Compound words are common in mathematical writing and it can be hard to remember how to hyphenate them. Unfortunately, there are no hard and fast rules. In this article I give some guidance and illustrative examples. The principle to keep in mind is that hyphenation should help to avoid ambiguity.
In phrases of the form “adjective noun noun” or “noun adjective/participle noun” a hyphen is usually used: closed-form solution, nineteenth-century mathematics, error-correcting code. But if the adjective follows the noun then no hyphen is needed: solution in closed form, mathematics of the nineteenth century, code that is error correcting.
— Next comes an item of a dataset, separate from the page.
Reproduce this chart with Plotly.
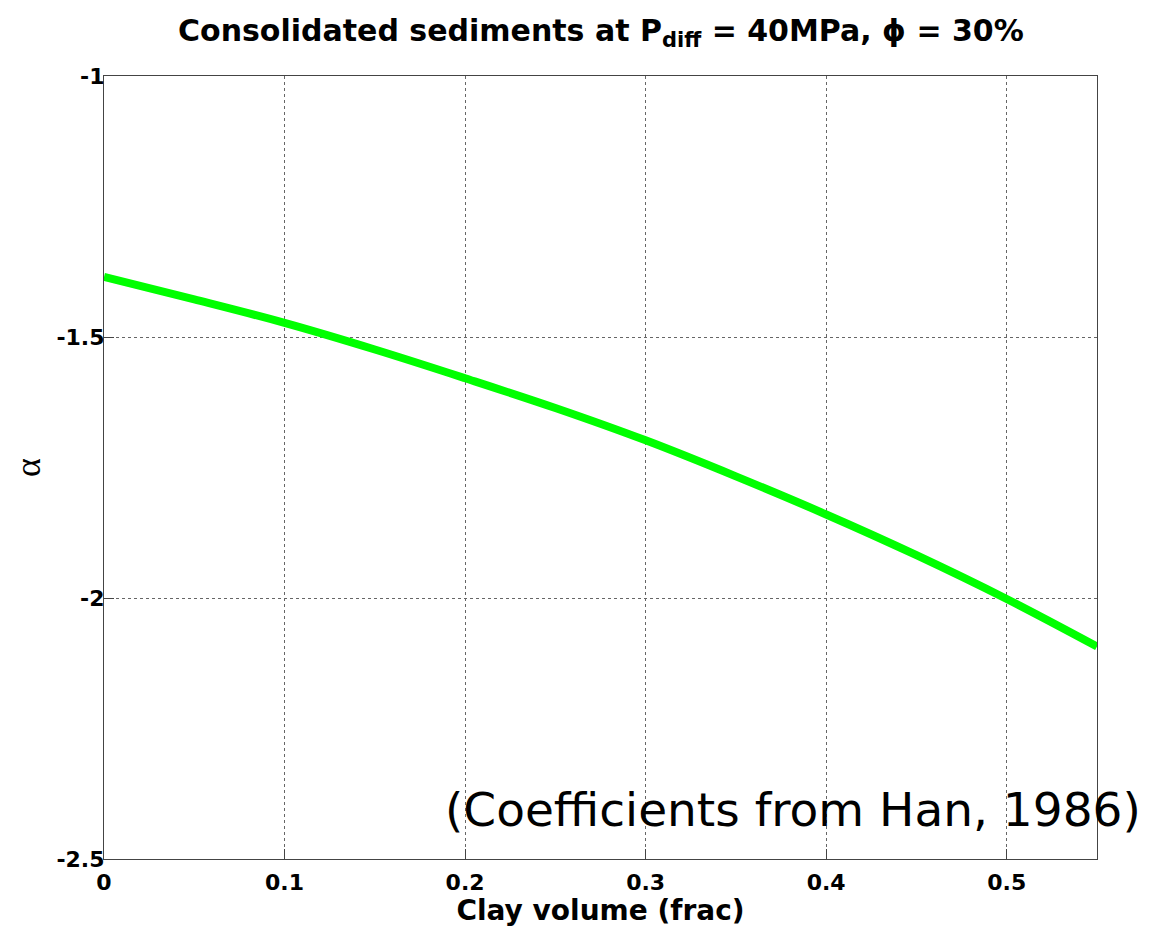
import plotly.graph_objects as go

clay_volume = [0.0, 0.05, 0.1, 0.15, 0.2, 0.25, 0.3, 0.35, 0.4, 0.45, 0.5, 0.55]
alpha = [-1.385, -1.428, -1.473, -1.524, -1.579, -1.636, -1.698, -1.767, -1.840, -1.918, -2.002, -2.093]

x_ticks = [0, 0.1, 0.2, 0.3, 0.4, 0.5]
x_tick_labels = ["0", "0.1", "0.2", "0.3", "0.4", "0.5"]
y_ticks = [-2.5, -2, -1.5, -1]
y_tick_labels = ["-2.5", "-2", "-1.5", "-1"]

FONT = "DejaVu Sans"

fig = go.Figure()
fig.add_trace(go.Scatter(x=clay_volume, y=alpha, mode="lines",
                         line=dict(color="#00ff00", width=8, shape="spline"),
                         showlegend=False, hoverinfo="skip"))

axis_common = dict(
    showline=True, mirror=True, linecolor="#444444", linewidth=1.2,
    ticks="inside", ticklen=10, tickcolor="#444444", tickwidth=1.2,
    showgrid=True, gridcolor="#666666", griddash="dot", gridwidth=1,
    zeroline=False, automargin=False,
    tickfont=dict(family=FONT, size=22, color="black", weight="bold"),
)

fig.update_xaxes(range=[0, 0.55], tickvals=x_ticks, ticktext=x_tick_labels,
                 ticklabelstandoff=3,
                 title=dict(text="<b>Clay volume (frac)</b>", standoff=6,
                            font=dict(family=FONT, size=28, color="black")),
                 **axis_common)
fig.update_yaxes(range=[-2.5, -1], tickvals=y_ticks, ticktext=y_tick_labels,
                 ticklabelstandoff=-6,
                 title=dict(text="α", standoff=34,
                            font=dict(family="Liberation Serif", size=36, color="black")),
                 **axis_common)

fig.add_annotation(text="<b>Consolidated sediments at P<sub>diff</sub> = 40MPa, ϕ = 30%</b>",
                   xref="paper", yref="paper", x=0.5, y=1.0, yshift=44,
                   xanchor="center", yanchor="middle", showarrow=False,
                   font=dict(family=FONT, size=30, color="black"))

fig.add_annotation(text="(Coefficients from Han, 1986)",
                   xref="paper", yref="paper", x=1.046, y=0.0, yshift=20,
                   xanchor="right", yanchor="bottom", showarrow=False,
                   font=dict(family="DejaVu Sans", size=47, color="black"))

fig.update_layout(
    width=1146, height=925,
    margin=dict(l=96, r=57, t=68, b=74),
    paper_bgcolor="white", plot_bgcolor="white",
)

fig.write_html("out.html")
Here are some other examples:
- nearest-neighbor interpolation,
- higher-dimensional discrete Fourier transforms,
- large-scale optimization problem,
- minimum-norm solution but solution of minimum norm,
- first-order differential equation but differential equation of first order,
- the parameter-dependent ODE but the ODE is parameter dependent,
- rank-1 matrix but the matrix has rank 1.
In examples such as finite-difference method and finite-element method it is a matter of convention and taste whether to hyphenate. Some authors do and some don’t. Most authors do not hyphenate singular value decomposition.
Compounds beginning with adverbs ending in ly are not hyphenated, since they are usually unambiguous. Examples: slowly converging sequence, highly oscillatory integrand, continuously differentiable function, numerically oriented examples.
An important special case is compounds beginning with ill, well, little, much, and best, the first two of which are particularly common in mathematical writing. Here, a hyphen is used for a compound of two words used adjectivally, but if the compound itself is modified then no hyphen is used. Examples (these also apply with ill replaced by well):
- This is an ill-conditioned problem.
- This is a very ill conditioned problem.
- The problem is ill conditioned.
- This problem is very ill conditioned.
If the first example were to be written as This is an ill conditioned problem then it could be read as if ill were an adjective modifying the compound conditioned problem. Confusion is unlikely in this instance, but in ill-prepared contestant the hyphen is needed unless we are talking about a contestant who is prepared but not well.
Here are two further examples that are complete sentences.
- MATLAB allows a two-dimensional array to be subscripted as though it were one dimensional.
- This approach is particularly well-suited to high-precision computation.
The hyphen in well-suited in the last example is not essential, but is rather a matter of taste.
I know from personal experience that it is hard to achieve good, consistent hyphenation when you are concentrating on all the other aspects of writing. This is where having the services of a copy editor is extremely valuable. To benefit, you need to publish with a journal or book publisher that takes copy editing seriously (SIAM, PUP, CUP, OUP, …).
I give the final word to an Oxford University Press style manual, as quoted in the Economist Style Guide:
If you take hyphens seriously, you will surely go mad.
I am indebted to Sam Clark of T&T Productions for checking this post (and for saving me from many hyphenation blunders in my last two books).